Deciding to get into a business as a young person always feels like this grand, bold move and the start of the rest of your perfect and progressive life. You dive deep into it with blazing passion and unrelenting belief. It is all really very sexy and makes for a heart-moving story. One thing that becomes apparent very quickly, however, is the sheer amount of doubt and disbelief that people around you will have. It’s like they judge you even before you talk to them, and I am sure (unfortunately) that it is even worse for female entrepreneurs.
The easiest way around this is to have your product speak for itself, for them to see what you have built first before they see the ingenious entrepreneur behind it all. It’s almost like Trojan horsing the societal prejudice that pulls young people down. That sounds like a really great plan, in principle. It all takes a wrong turn when, as a young person, you try to overdo the product. “It must represent the sheer scale of our vision; it must show just how talented we are, it has to show what it might be in 10 years’ time, today.” So off we go on a mission to overkill, and that, unfortunately, is where a host of great ideas go and die.
If it is not new then you just stole it.
I do not know why we young people are so crazy about inventing new things. We judge innovation through this very narrow lens. If someone doesn’t build something entirely new, they are not innovative enough. We have forgotten that there is a huge difference between innovation and invention. While inventions are almost innovative by nature, that doesn’t disqualify everything else simply because it already exists somewhere else in the world.
Have we forgotten that there really is nothing new underneath the sun? So I see a whole host of innovators who have found a new way of doing something age-old, being castigated, ridiculed and set aside as being fake. So naturally, our entrepreneurs are forced to overdo things, to take something that already works and perfectly solves a real problem and try to build a tonne of unnecessary features on top of it, burying the real value all in the name of “invention.”

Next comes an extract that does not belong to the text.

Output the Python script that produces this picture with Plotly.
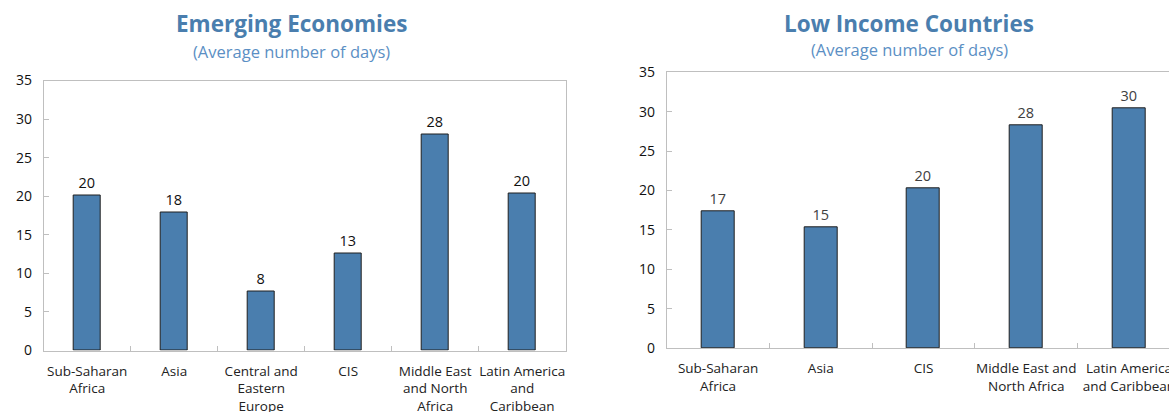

Make it so complicated that they cannot copy.
For some reason, we have become so afraid of idea theft that we find it easier to take our ideas to the grave than actually venturing out and doing something about them. We all get caught up in having a “defensible product.” Bill Gates talked about products, like castles, with moats that protect them from the competition. The truth is that not everything can have longevity built in. Some businesses are just for a time, and not all products can turn into highly scalable startups, but that is okay. We should build and push them out there and grow them whilst we can; everything will become obsolete at one point or another, and people will always try and replicate. So, let’s not get bogged down in trying to make “complexity” our moat.

It also isn’t as easy to “copy” an idea. In 2019, I ventured into the bio-diversity space and decided to build a fish hatchery for a startup that I launched, called Eden Research (Later pivoted into Restora Biocare.) What I thought would be a simple one-month process in fact, took me 9 months to bring to a point of stability. I watched all the YouTube videos and followed the tutorials, I built multiple prototypes of the tech. Ultimately, I had to modify things to work in my own way. So when people visited my hatchery and then decided to also start their own, I would smile at them and say… “sure, go ahead, but don’t say I didn’t warn you!” this stuff is just not easy.
Silly simple human beings.
At the end of the day, we must remember that the masses out there are not as intuitive as we would like to believe. People like simple things and are creatures of habit. The most successful companies focus on delivering value that meets the customer’s needs in the simplest way possible, meeting the customers where they are. They take a simple idea and execute it so efficiently and aggressively that they build an empire that becomes increasingly difficult to compete with.
The most successful and most played mobile games utilise straightforward mechanics to tell very engaging and unique stories. We need to get off our high horses and be honest for a second. We bury our success in a host of complications that need not be there. It is time to be daring and to go against what society has ingrained in us, that it has to be complicated, sophisticated and convoluted to be valuable.